>>

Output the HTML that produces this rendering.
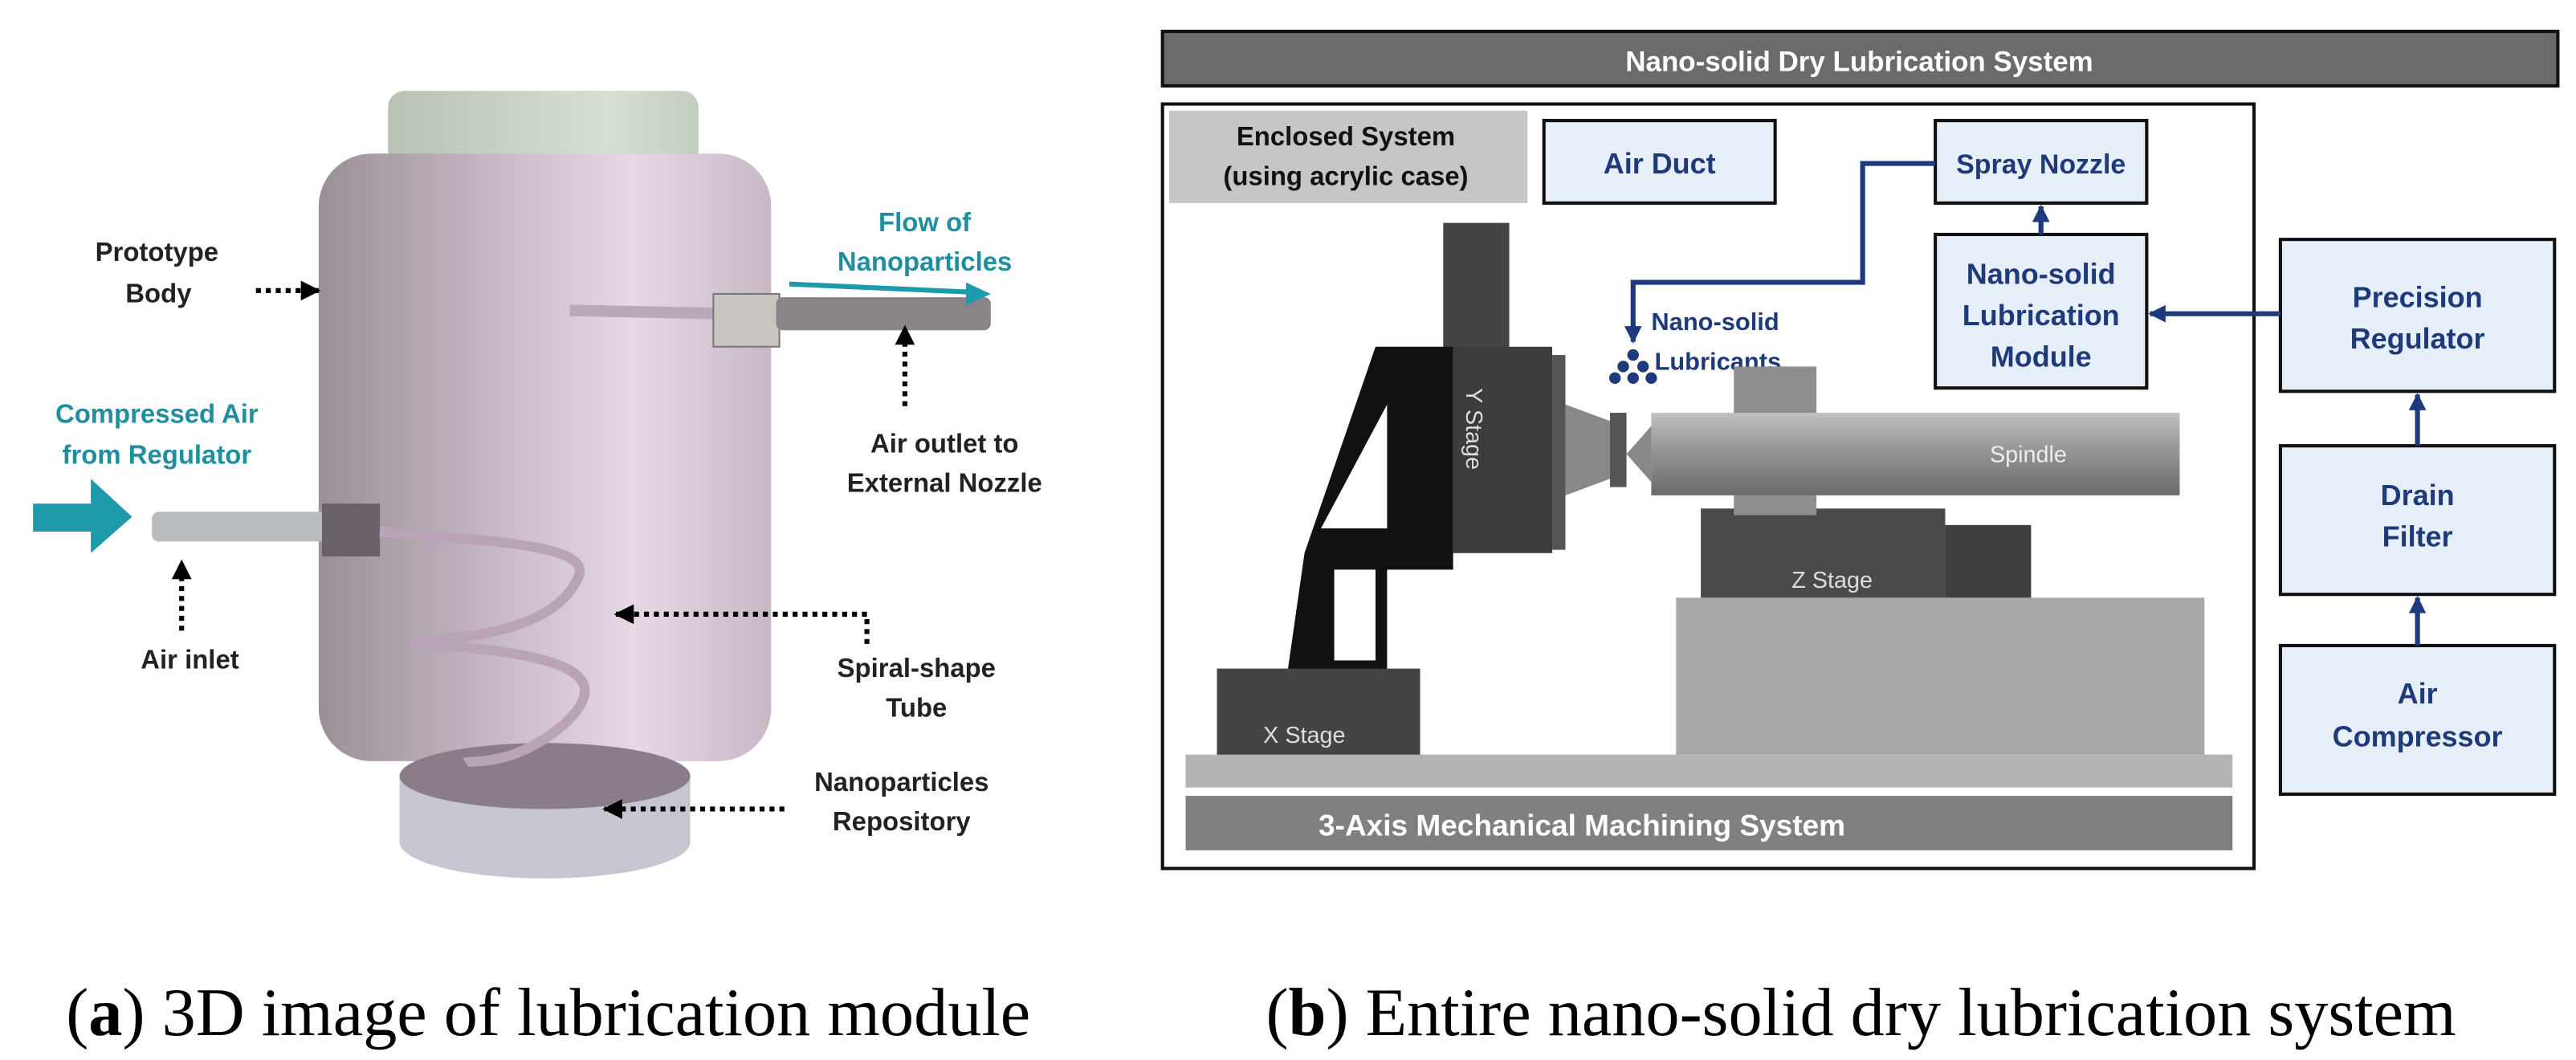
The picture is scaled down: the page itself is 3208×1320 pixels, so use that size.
<!DOCTYPE html>
<html><head><meta charset="utf-8"><style>html,body{margin:0;padding:0;background:#fff}svg{display:block}</style></head>
<body>
<svg width="3208" height="1320" viewBox="0 0 1560 642" preserveAspectRatio="none" xmlns="http://www.w3.org/2000/svg" font-family="Liberation Sans, sans-serif">
<defs>
<linearGradient id="body" x1="0" x2="1"><stop offset="0" stop-color="#9a8f98"/><stop offset="0.45" stop-color="#cdbfcc"/><stop offset="0.7" stop-color="#e6d8e4"/><stop offset="1" stop-color="#c8b8c6"/></linearGradient>
<linearGradient id="cap" x1="0" x2="1"><stop offset="0" stop-color="#b8c2b4"/><stop offset="0.7" stop-color="#d6e0d2"/><stop offset="1" stop-color="#c4cec0"/></linearGradient>
<linearGradient id="sp" x1="0" y1="0" x2="0" y2="1"><stop offset="0" stop-color="#c0c0c0"/><stop offset="0.4" stop-color="#9a9a9a"/><stop offset="1" stop-color="#6a6a6a"/></linearGradient>
<marker id="ah" viewBox="0 0 10 10" refX="9" refY="5" markerWidth="4" markerHeight="4" orient="auto"><path d="M0,0L10,5L0,10z" fill="#000"/></marker>
<marker id="nb" viewBox="0 0 10 10" refX="9" refY="5" markerWidth="3.5" markerHeight="3.5" orient="auto"><path d="M0,0L10,5L0,10z" fill="#1f3a7a"/></marker>
</defs>
<!-- LEFT PANEL -->
<rect x="235" y="55" width="188" height="60" rx="10" fill="url(#cap)"/>
<rect x="193" y="93" width="274" height="368" rx="32" fill="url(#body)"/>
<ellipse cx="330" cy="510" rx="88" ry="22" fill="#c6c6d0"/>
<rect x="242" y="470" width="176" height="40" fill="#c6c6d0"/>
<ellipse cx="330" cy="470" rx="88" ry="20" fill="#8a7c88"/>
<line x1="345" y1="188" x2="440" y2="190" stroke="#bba8b8" stroke-width="7"/>
<rect x="432" y="178" width="40" height="32" fill="#c8c4c0" stroke="#777" stroke-width="1"/>
<rect x="470" y="180" width="130" height="20" rx="4" fill="#8a8488"/>
<rect x="92" y="310" width="105" height="18" rx="4" fill="#b8bcc0"/>
<rect x="195" y="305" width="35" height="32" fill="#6a6068"/>
<path d="M230,322 C300,328 360,330 350,350 C330,395 230,385 255,390 C330,395 380,405 340,440 C310,465 285,460 282,462" fill="none" stroke="#b8a4b6" stroke-width="6"/>
<polygon points="20,305 55,305 55,290 80,313 55,335 55,322 20,322" fill="#1f9aab"/>
<line x1="478" y1="172" x2="590" y2="177" stroke="#1f9aab" stroke-width="3"/>
<polygon points="600,178 585,171 585,185" fill="#1f9aab"/>
<g font-weight="bold" font-size="16" text-anchor="middle">
<text x="95" y="158" fill="#222">Prototype</text><text x="96" y="183" fill="#222">Body</text>
<text x="560" y="140" fill="#1f8fa0">Flow of</text><text x="560" y="164" fill="#1f8fa0">Nanoparticles</text>
<text x="95" y="256" fill="#1f8fa0">Compressed Air</text><text x="95" y="281" fill="#1f8fa0">from Regulator</text>
<text x="572" y="274" fill="#222">Air outlet to</text><text x="572" y="298" fill="#222">External Nozzle</text>
<text x="115" y="405" fill="#222">Air inlet</text>
<text x="555" y="410" fill="#222">Spiral-shape</text><text x="555" y="434" fill="#222">Tube</text>
<text x="546" y="479" fill="#222">Nanoparticles</text><text x="546" y="503" fill="#222">Repository</text>
</g>
<g stroke="#000" stroke-width="3" stroke-dasharray="3,3" fill="none">
<line x1="155" y1="176" x2="193" y2="176" marker-end="url(#ah)"/>
<line x1="548" y1="246" x2="548" y2="198" marker-end="url(#ah)"/>
<line x1="110" y1="382" x2="110" y2="340" marker-end="url(#ah)"/>
<polyline points="525,390 525,372 373,372" marker-end="url(#ah)"/>
<line x1="475" y1="490" x2="366" y2="490" marker-end="url(#ah)"/>
</g>
<text x="332" y="627" font-family="Liberation Serif, serif" font-size="41" text-anchor="middle">(<tspan font-weight="bold">a</tspan>) 3D image of lubrication module</text>

<!-- RIGHT PANEL -->
<rect x="704" y="19" width="845" height="33" fill="#6b6b6b" stroke="#111" stroke-width="2"/>
<text x="1126" y="43" fill="#fff" font-weight="bold" font-size="17" text-anchor="middle">Nano-solid Dry Lubrication System</text>
<rect x="704" y="63" width="661" height="463" fill="#fff" stroke="#111" stroke-width="2"/>
<rect x="708" y="67" width="217" height="56" fill="#c6c6c6"/>
<g font-weight="bold" font-size="16" text-anchor="middle" fill="#111"><text x="815" y="88">Enclosed System</text><text x="815" y="112">(using acrylic case)</text></g>
<g fill="#e6eef8" stroke="#111" stroke-width="2">
<rect x="935" y="73" width="140" height="50"/>
<rect x="1172" y="73" width="128" height="50"/>
<rect x="1172" y="142" width="128" height="93"/>
<rect x="1381" y="145" width="166" height="92"/>
<rect x="1381" y="270" width="166" height="90"/>
<rect x="1381" y="391" width="166" height="90"/>
</g>
<g font-weight="bold" font-size="17.5" text-anchor="middle" fill="#1f3a7a">
<text x="1005" y="105">Air Duct</text>
<text x="1236" y="105" font-size="16.5">Spray Nozzle</text>
<text x="1236" y="172">Nano-solid</text><text x="1236" y="197">Lubrication</text><text x="1236" y="222">Module</text>
<text x="1464" y="186">Precision</text><text x="1464" y="211">Regulator</text>
<text x="1464" y="306">Drain</text><text x="1464" y="331">Filter</text>
<text x="1464" y="426">Air</text><text x="1464" y="452">Compressor</text>
</g>
<g font-weight="bold" font-size="15" fill="#1f3a7a"><text x="1000" y="200">Nano-solid</text><text x="1002" y="224">Lubricants</text></g>
<g stroke="#1f3a7a" stroke-width="3" fill="none">
<polyline points="1172,99 1128,99 1128,171 989,171 989,207" marker-end="url(#nb)"/>
<line x1="1236" y1="142" x2="1236" y2="125" marker-end="url(#nb)"/>
<line x1="1381" y1="190" x2="1302" y2="190" marker-end="url(#nb)"/>
<line x1="1464" y1="270" x2="1464" y2="239" marker-end="url(#nb)"/>
<line x1="1464" y1="391" x2="1464" y2="362" marker-end="url(#nb)"/>
</g>
<g fill="#1f3a7a"><circle cx="989" cy="215" r="3.5"/><circle cx="983" cy="222" r="3.5"/><circle cx="995" cy="222" r="3.5"/><circle cx="978" cy="229" r="3.5"/><circle cx="989" cy="229" r="3.5"/><circle cx="1000" cy="229" r="3.5"/></g>
<rect x="718" y="457" width="634" height="20" fill="#b4b4b4"/>
<rect x="718" y="482" width="634" height="33" fill="#808080"/>
<text x="958" y="506" fill="#fff" font-weight="bold" font-size="18" text-anchor="middle">3-Axis Mechanical Machining System</text>
<rect x="1015" y="362" width="320" height="95" fill="#a8a8a8"/>
<rect x="1030" y="308" width="148" height="54" fill="#4a4a4a"/><rect x="1178" y="318" width="52" height="44" fill="#3e3e3e"/>
<text x="1085" y="356" fill="#ddd" font-size="14">Z Stage</text>
<rect x="1050" y="222" width="50" height="90" fill="#8e8e8e"/>
<rect x="1000" y="250" width="320" height="50" fill="url(#sp)"/>
<polygon points="1000,258 985,275 1000,292" fill="#888"/>
<text x="1205" y="280" fill="#eee" font-size="14">Spindle</text>
<rect x="874" y="135" width="40" height="80" fill="#444"/>
<polygon points="790,335 833,210 880,210 880,345 840,345 840,405 860,405 860,457 737,457 737,405 780,405" fill="#111"/>
<polygon points="800,320 840,245 840,320" fill="#fff"/>
<rect x="808" y="345" width="25" height="55" fill="#fff"/>
<rect x="880" y="210" width="60" height="125" fill="#3c3c3c"/>
<rect x="940" y="215" width="8" height="118" fill="#555"/>
<polygon points="948,245 975,255 975,290 948,300" fill="#888"/>
<rect x="975" y="250" width="10" height="45" fill="#555"/>
<text transform="translate(888,235) rotate(90)" fill="#ddd" font-size="14">Y Stage</text>
<rect x="737" y="405" width="123" height="52" fill="#444"/>
<text x="765" y="450" fill="#ddd" font-size="14">X Stage</text>
<text x="1127" y="627" font-family="Liberation Serif, serif" font-size="41" text-anchor="middle">(<tspan font-weight="bold">b</tspan>) Entire nano-solid dry lubrication system</text>
</svg>
</body></html>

<<

Return all lines with the word "that" in them.

▸ Answer to the exercise
Output the HTML that produces this rendering.
The picture is scaled down: the page itself is 3208×1320 pixels, so use that size.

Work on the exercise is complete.